Story-Telling in Swift and Dickens

Gary Weissman '90 (English 32, 1988)

The validity of history and the implications of asking Why are considered in chapter 10 of Graham Swift's Waterland (1983). The narrator, Tom Crick, speaks in first-person, like Pip in Great Expectations, and lets the reader know he is fully aware that he is telling a story. While normally the actual story-telling process conceals itself so the reader concentrates on the story being told, both Tom Crick and Pip pause in their stories to speak directly to the reader (though in Waterland, Tom Crick addresses an ambiguous audience, either the reader or his history class). Pip frames chapter 38 by proceeding it with, "A great event in my life. . . now opens on my view. But, before I narrate it. . . I must give one chapter to Estella," and ending it with, "And now I have given the one chapter to the theme that so filled my heart." Tom Crick interrupts his story to explain that history is important because it provides explanations, allowing a better understanding of the present through analyzation of the past.

Both of these interruptions in the story-telling discourse make the reader aware that the stories are being told subjectively by narrators and, more importantly, by the authors of the books. By calling attention to the actual story-telling process, the author emphasizes that importance lies not in the story itself, but in how the story is told. The reader should not be a mere consumer of the story, but a producer of ideas in reaction to the story. The productive reader may ask such questions as why is the story being told in such a way and not in another, where does the narrator's voice differ from the author's, and what values or opinions does the narrator or author present to the reader. The productive reader asks Why.

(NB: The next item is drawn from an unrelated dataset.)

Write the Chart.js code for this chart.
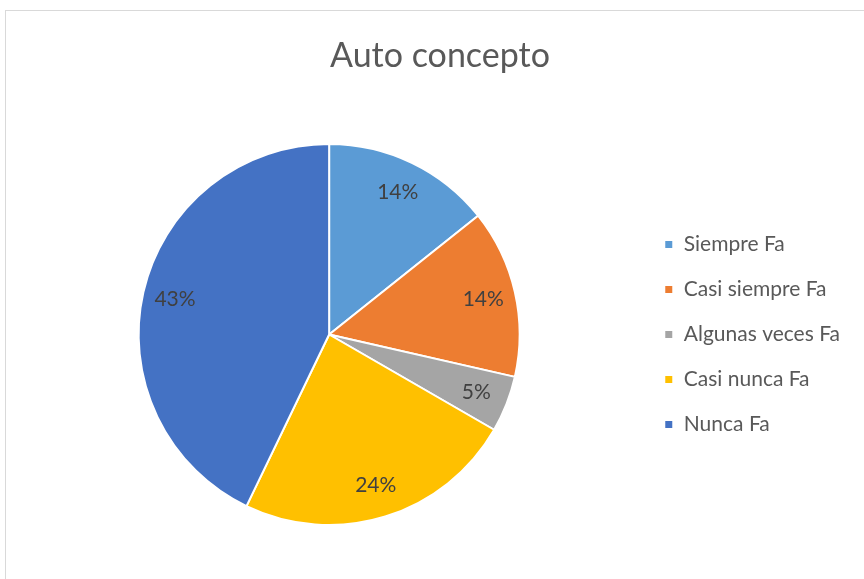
<!DOCTYPE html>
<html>
<head>
<meta charset="utf-8">
<script src="https://cdn.jsdelivr.net/npm/chart.js@4.4.1/dist/chart.umd.min.js"></script>
<style>
    html, body { margin: 0; padding: 0; background: #ffffff; overflow: hidden; }
    #frame {
        position: absolute;
        left: 5px;
        top: 10px;
        width: 900px;
        height: 600px;
        border: 1px solid #d9d9d9;
    }
    #wrap {
        position: absolute;
        left: 0;
        top: 0;
        width: 880px;
        height: 579px;
    }
</style>
</head>
<body>
<div id="frame"></div>
<div id="wrap"><canvas id="pieChart"></canvas></div>
<script>
// Chart data
const chartTitle = 'Auto concepto';
const categories = ['Siempre Fa', 'Casi siempre Fa', 'Algunas veces Fa', 'Casi nunca Fa', 'Nunca Fa'];
const counts = [3, 3, 1, 5, 9];
const sliceColors = ['#5b9bd5', '#ed7d31', '#a5a5a5', '#ffc000', '#4472c4'];

const FONT = 'Lato';

// Title drawn centred over the whole chart frame (not just the pie area)
const frameTitle = {
    id: 'frameTitle',
    afterDraw(chart) {
        const ctx = chart.ctx;
        ctx.save();
        ctx.font = '34px ' + FONT;
        ctx.fillStyle = '#595959';
        ctx.textAlign = 'center';
        ctx.textBaseline = 'alphabetic';
        ctx.fillText(chartTitle, 440, 67);
        ctx.restore();
    }
};

// Percentage labels inside each slice
const percentLabels = {
    id: 'percentLabels',
    afterDatasetsDraw(chart) {
        const ctx = chart.ctx;
        const meta = chart.getDatasetMeta(0);
        const total = counts.reduce((a, b) => a + b, 0);
        ctx.save();
        ctx.font = '21px ' + FONT;
        ctx.fillStyle = '#404040';
        ctx.textAlign = 'center';
        ctx.textBaseline = 'middle';
        meta.data.forEach((arc, i) => {
            const mid = (arc.startAngle + arc.endAngle) / 2;
            const r = arc.outerRadius * 0.83;
            const x = arc.x + Math.cos(mid) * r;
            const y = arc.y + Math.sin(mid) * r;
            ctx.fillText(Math.round(counts[i] / total * 100) + '%', x, y);
        });
        ctx.restore();
    }
};

const ctx = document.getElementById('pieChart').getContext('2d');
new Chart(ctx, {
    type: 'pie',
    data: {
        labels: categories,
        datasets: [{
            data: counts,
            backgroundColor: sliceColors,
            borderColor: '#ffffff',
            borderWidth: 2
        }]
    },
    options: {
        responsive: true,
        maintainAspectRatio: false,
        animation: false,
        layout: {
            padding: { left: 18, right: 30, top: 143, bottom: 53 }
        },
        plugins: {
            title: { display: false },
            legend: {
                position: 'right',
                align: 'center',
                fullSize: false,
                labels: {
                    color: '#595959',
                    font: { family: FONT, size: 21 },
                    boxWidth: 9,
                    boxHeight: 9,
                    padding: 24
                }
            },
            tooltip: { enabled: false }
        }
    },
    plugins: [percentLabels, frameTitle]
});
</script>
</body>
</html>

The abundance of story-telling in Great Expectations, and the essentially historical process of piecing together these stories to find explanations, reveals that the complexity of story-telling and its relation to history are major themes in Dicken's novel. In addition to Pip, Herbert Pocket, Jaggers, Magwitch, Miss. Havisham, and Wemmick all tell stories. Similiarly, Swift presents history as complex story-telling and piecing together of stories. Waterland and Great Expectations are mysteries, solved only because Tom Crick and Pip are able to ask Why.